Physicists unravel the mechanics of DNA

 (Image: Pixabay © CC0)

(Image: Pixabay © CC0)

A team of physicists at KU Leuven are improving our understanding of how DNA works. Amongst their findings is the proof of the elusive ’twist-bend coupling’, the theory of which was first proposed in 1990. They also found out exactly why our DNA is coiled tighter in some places, while it’s looser in others.

The DNA within our cells is an almost two-metre string of information, stored in a nucleus of only a few micrometres large. The information within those tightly coiled bends and twists needs to be continuously accessed and read - not an easy task.

Scientists have long theorised that DNA has a specific mechanism to it that might make it more accessible. In 1990, a theory was put forward, saying that it’s possible that if you twist DNA, it would also bend automatically. However, to this day, it remained unproven, although scientists studied DNA extensively.

Research also showed that the coils of the DNA string seemed to tighten and loosen in places. We usually think of DNA as a helix-shaped, regular string, but reality somehow seemed different. But why? A team of scientists, composed of Professor Enrico Carlon (KU Leuven), Professor John F. Marko (Northwestern University), and PhD students Enrico Skoruppa and Stefanos K. Nomidis (KU Leuven), now have an answer to that question, along with the proof needed that so-called twist-bend coupling, proposed in 1990, really exists.

Every cell in our body contains about 2 metres of DNA, which is closely packed into a nucleus of a few micrometres. If we stretch out the DNA from the nucleus, we find that it forms a beads-on-a-string structure. The beads here are proteins called histones, around which the DNA is wrapped one and a half times. The DNA and histones together form a nucleosome.  A team of soft matter biophysicists took a closer look at the structure of this nucleosomal DNA. 


Bend-induced twist waves

Since DNA is heavily twisted and bent in the cell, DNA mechanics have been heavily studied by physicists for a long time. Back in 1990, scientists already theorised that the double helix structure of DNA has what is called a ’twist-bend coupling’. In layman’s terms, this means that if you twist a string of DNA, it spontaneously bends and vice versa. 
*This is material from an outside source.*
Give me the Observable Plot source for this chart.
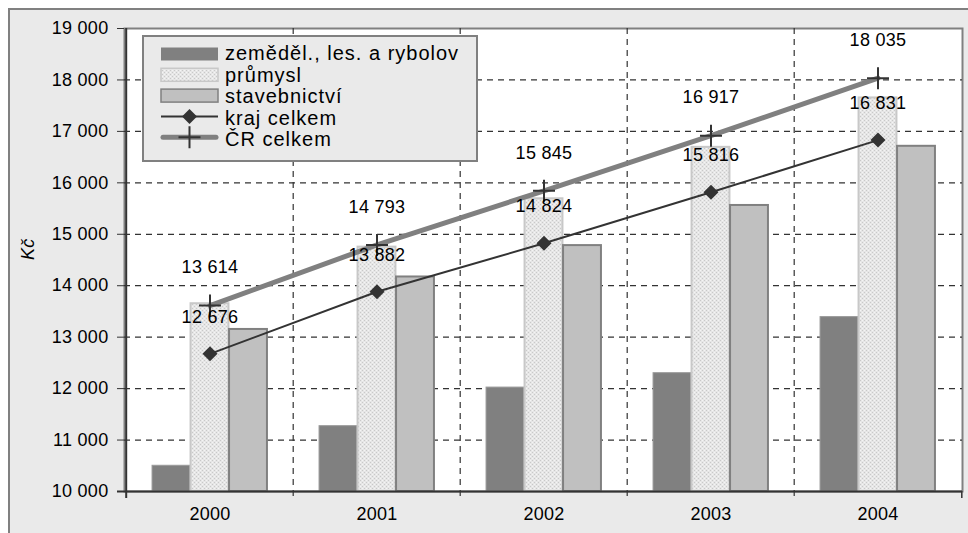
<!DOCTYPE html>
<html>
<head>
<meta charset="utf-8">
<script src="https://cdn.jsdelivr.net/npm/d3@7"></script>
<script src="https://cdn.jsdelivr.net/npm/@observablehq/plot@0.6"></script>
<style>
  html, body { margin: 0; padding: 0; background: white; }
  #chart svg { display: block; }
</style>
</head>
<body>
<div id="chart"></div>
<script>
// ---- data ----
const years = ["2000", "2001", "2002", "2003", "2004"];
const zemedel = [10500, 11270, 12020, 12300, 13390];
const prumysl = [13650, 14750, 15690, 16690, 17650];
const stavebnictvi = [13150, 14170, 14780, 15560, 16710];
const krajCelkem = [12676, 13882, 14824, 15816, 16831];
const crCelkem = [13614, 14793, 15845, 16917, 18035];
const yTicks = [10000, 11000, 12000, 13000, 14000, 15000, 16000, 17000, 18000, 19000];
const seriesNames = ["zeměděl., les. a rybolov", "průmysl", "stavebnictví", "kraj celkem", "ČR celkem"];
const yLabel = "Kč";

const rows = years.map((year, i) => ({
  year, zemedel: zemedel[i], prumysl: prumysl[i], stavebnictvi: stavebnictvi[i],
  kraj: krajCelkem[i], cr: crCelkem[i]
}));

const fmt = d3.formatLocale({decimal: ",", thousands: " ", grouping: [3], currency: ["", ""]}).format(",d");

const W = 968, H = 533;
const mL = 124, mR = 6, mT = 28, mB = 42;
const bw = (W - mL - mR) / years.length;
const barW = 38.5;
const inset = (bw - barW) / 2;
const font = "'Liberation Sans', Arial, sans-serif";

const plusSymbol = {
  draw(ctx, size) {
    const r = Math.sqrt(size / Math.PI);
    ctx.moveTo(-r, 0); ctx.lineTo(r, 0);
    ctx.moveTo(0, -r); ctx.lineTo(0, r);
  }
};
const diamondSymbol = {
  draw(ctx, size) {
    const r = Math.sqrt(size / Math.PI);
    ctx.moveTo(0, -r); ctx.lineTo(r, 0); ctx.lineTo(0, r); ctx.lineTo(-r, 0); ctx.closePath();
  }
};

const dash = "6,5";
const fs = 18;
const plot = Plot.plot({
  width: W, height: H,
  marginLeft: mL, marginRight: mR, marginTop: mT, marginBottom: mB,
  style: {fontFamily: font, fontSize: fs + "px", color: "black", background: "transparent"},
  x: {type: "band", domain: years, padding: 0},
  y: {domain: [10000, 19000]},
  marks: [
    Plot.frame({fill: "white", stroke: "#808080", strokeWidth: 2}),
    // horizontal dashed grid
    Plot.ruleY(yTicks.slice(1, -1), {stroke: "#333", strokeWidth: 1.2, strokeDasharray: dash}),
    // vertical dashed grid at category boundaries
    Plot.ruleX(years.slice(1), {dx: -bw / 2, stroke: "#333", strokeWidth: 1.2, strokeDasharray: dash, insetBottom: -7}),
    // bars
    Plot.barY(rows, {x: "year", y1: 10000, y2: "zemedel", insetLeft: inset, insetRight: inset, dx: -barW,
      fill: "#808080", stroke: "#9a9a9a", strokeWidth: 1}),
    Plot.barY(rows, {x: "year", y1: 10000, y2: "prumysl", insetLeft: inset, insetRight: inset,
      fill: "url(#dotpat)", stroke: "#c8c8c8", strokeWidth: 2}),
    Plot.barY(rows, {x: "year", y1: 10000, y2: "stavebnictvi", insetLeft: inset, insetRight: inset, dx: barW,
      fill: "#c0c0c0", stroke: "#808080", strokeWidth: 2}),
    // axes lines
    Plot.ruleX([years[0]], {dx: -bw / 2, stroke: "#333", strokeWidth: 2, insetBottom: -7}),
    Plot.ruleX([years[years.length - 1]], {dx: bw / 2, y1: 10000, y2: 10000, stroke: "#333", strokeWidth: 1.5, insetBottom: -7}),
    Plot.ruleY([10000], {stroke: "#333", strokeWidth: 2, insetLeft: -7}),
    // lines
    Plot.line(rows, {x: "year", y: "kraj", stroke: "#333", strokeWidth: 2}),
    Plot.line(rows, {x: "year", y: "cr", stroke: "#808080", strokeWidth: 5}),
    Plot.dot(rows, {x: "year", y: "kraj", symbol: diamondSymbol, r: 7.5, fill: "#333", stroke: "none"}),
    Plot.dot(rows, {x: "year", y: "cr", symbol: plusSymbol, r: 11, fill: "none", stroke: "#333", strokeWidth: 2}),
    // value labels
    Plot.text(rows, {x: "year", y: "cr", text: d => fmt(d.cr), dy: -38, fontSize: fs, fill: "black"}),
    Plot.text(rows, {x: "year", y: "kraj", text: d => fmt(d.kraj), dy: -37, fontSize: fs, fill: "black"}),
    // axes
    Plot.axisY({ticks: yTicks, tickFormat: fmt, tickSize: 7, tickPadding: 9, fontSize: fs, label: null, stroke: "#333"}),
    Plot.axisX({tickSize: 0, tickPadding: 16, fontSize: fs, label: null}),
    Plot.text([yLabel], {frameAnchor: "left", dx: -96, rotate: -90, fontSize: fs, fontStyle: "italic", fill: "black"})
  ]
});

document.getElementById("chart").appendChild(plot);
const svg = d3.select(plot);
svg.style("letter-spacing", "0.3px");

// pattern for "průmysl"
const defs = svg.insert("defs", ":first-child");
const pat = defs.append("pattern").attr("id", "dotpat").attr("patternUnits", "userSpaceOnUse")
  .attr("width", 4).attr("height", 4);
pat.append("rect").attr("width", 4).attr("height", 4).attr("fill", "#e6e6e6");
pat.append("rect").attr("x", 0).attr("y", 0).attr("width", 1).attr("height", 1).attr("fill", "#c9c9c9");
pat.append("rect").attr("x", 2).attr("y", 2).attr("width", 1).attr("height", 1).attr("fill", "#c9c9c9");
pat.append("rect").attr("x", 2).attr("y", 0).attr("width", 1).attr("height", 1).attr("fill", "#f4f4f4");
pat.append("rect").attr("x", 0).attr("y", 2).attr("width", 1).attr("height", 1).attr("fill", "#f4f4f4");

// outer chart area background
svg.insert("rect", "defs + *").attr("x", 9).attr("y", 9).attr("width", W).attr("height", H)
  .attr("fill", "#eaeaea").attr("stroke", "#808080").attr("stroke-width", 2);

// legend
const lg = svg.append("g").attr("font-family", font).attr("font-size", 20)
  .attr("text-anchor", "start").style("letter-spacing", "1px");
lg.append("rect").attr("x", 143).attr("y", 36).attr("width", 334).attr("height", 125)
  .attr("fill", "#eaeaea").attr("stroke", "#808080").attr("stroke-width", 2);
const sx0 = 161, sx1 = 218, sm = (sx0 + sx1) / 2;
seriesNames.forEach((name, i) => {
  const cy = 54 + i * 20.8;
  const base = 60 + i * 21.5;
  if (i === 0) lg.append("rect").attr("x", sx0).attr("y", cy - 6.5).attr("width", sx1 - sx0).attr("height", 13).attr("fill", "#808080");
  if (i === 1) lg.append("rect").attr("x", sx0).attr("y", cy - 6.5).attr("width", sx1 - sx0).attr("height", 13).attr("fill", "url(#dotpat)").attr("stroke", "#c8c8c8").attr("stroke-width", 1.5);
  if (i === 2) lg.append("rect").attr("x", sx0).attr("y", cy - 6.5).attr("width", sx1 - sx0).attr("height", 13).attr("fill", "#c0c0c0").attr("stroke", "#808080").attr("stroke-width", 1.5);
  if (i === 3) {
    lg.append("line").attr("x1", sx0).attr("x2", sx1).attr("y1", cy).attr("y2", cy).attr("stroke", "#333").attr("stroke-width", 2);
    lg.append("path").attr("d", `M${sm},${cy - 7.5}L${sm + 7.5},${cy}L${sm},${cy + 7.5}L${sm - 7.5},${cy}Z`).attr("fill", "#333");
  }
  if (i === 4) {
    lg.append("line").attr("x1", sx0 + 2).attr("x2", sx1 - 2).attr("y1", cy).attr("y2", cy).attr("stroke", "#808080").attr("stroke-width", 5).attr("stroke-linecap", "round");
    lg.append("path").attr("d", `M${sm - 11},${cy}L${sm + 11},${cy}M${sm},${cy - 11}L${sm},${cy + 11}`).attr("stroke", "#333").attr("stroke-width", 2);
  }
  lg.append("text").attr("x", 225).attr("y", base).attr("fill", "black").text(name);
});
</script>
</body>
</html>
Now, almost 25 years later, a team of biophysicists at KU Leuven and Northwestern University were able to prove that this twist-bend coupling exists, thus giving us more insight into how DNA responds to mechanical deformations.

By means of mathematical modelling and computer simulations, the team was able to prove that when DNA bends, it also spontaneously twists. 

Furthermore, they were able to prove that our usual representation of DNA as a double helix with a homogeneous structure is, in fact, far too simplistic. A bent double helix actually has ’twist waves’, where some parts are ’overtwisted’ and some parts are ’undertwisted’. This information in itself isn’t new, but theories about why this variation occurred have long credited the effect to the histone proteins in the nucleosomal core.

However, the team was now able to prove that even if you remove the core, the variations remain, proving them to be an inherent characteristic of the DNA string itself. Moreover, they found that these variations occur regularly in the form of waves where the twist varies periodically along the length of DNA. 

Why is this important? 

This research gives more insight into the mechanical properties of DNA and suggests that there are some peculiar ways in which the double helix can be deformed by proteins. A protein could, for instance, untwist the double helix by bending it along an appropriate direction.

Understanding how proteins interact with DNA is of central importance, as the cell uses these interactions to perform a large number of tasks. This work shows us how physics can help us to understand our bodies. 

The researchers received funding from KU Leuven Grant No.IDO/12/08, Research Foundation - Flanders (FWO), the Francqui Foundation, and the US National Institutes of Health (NIH).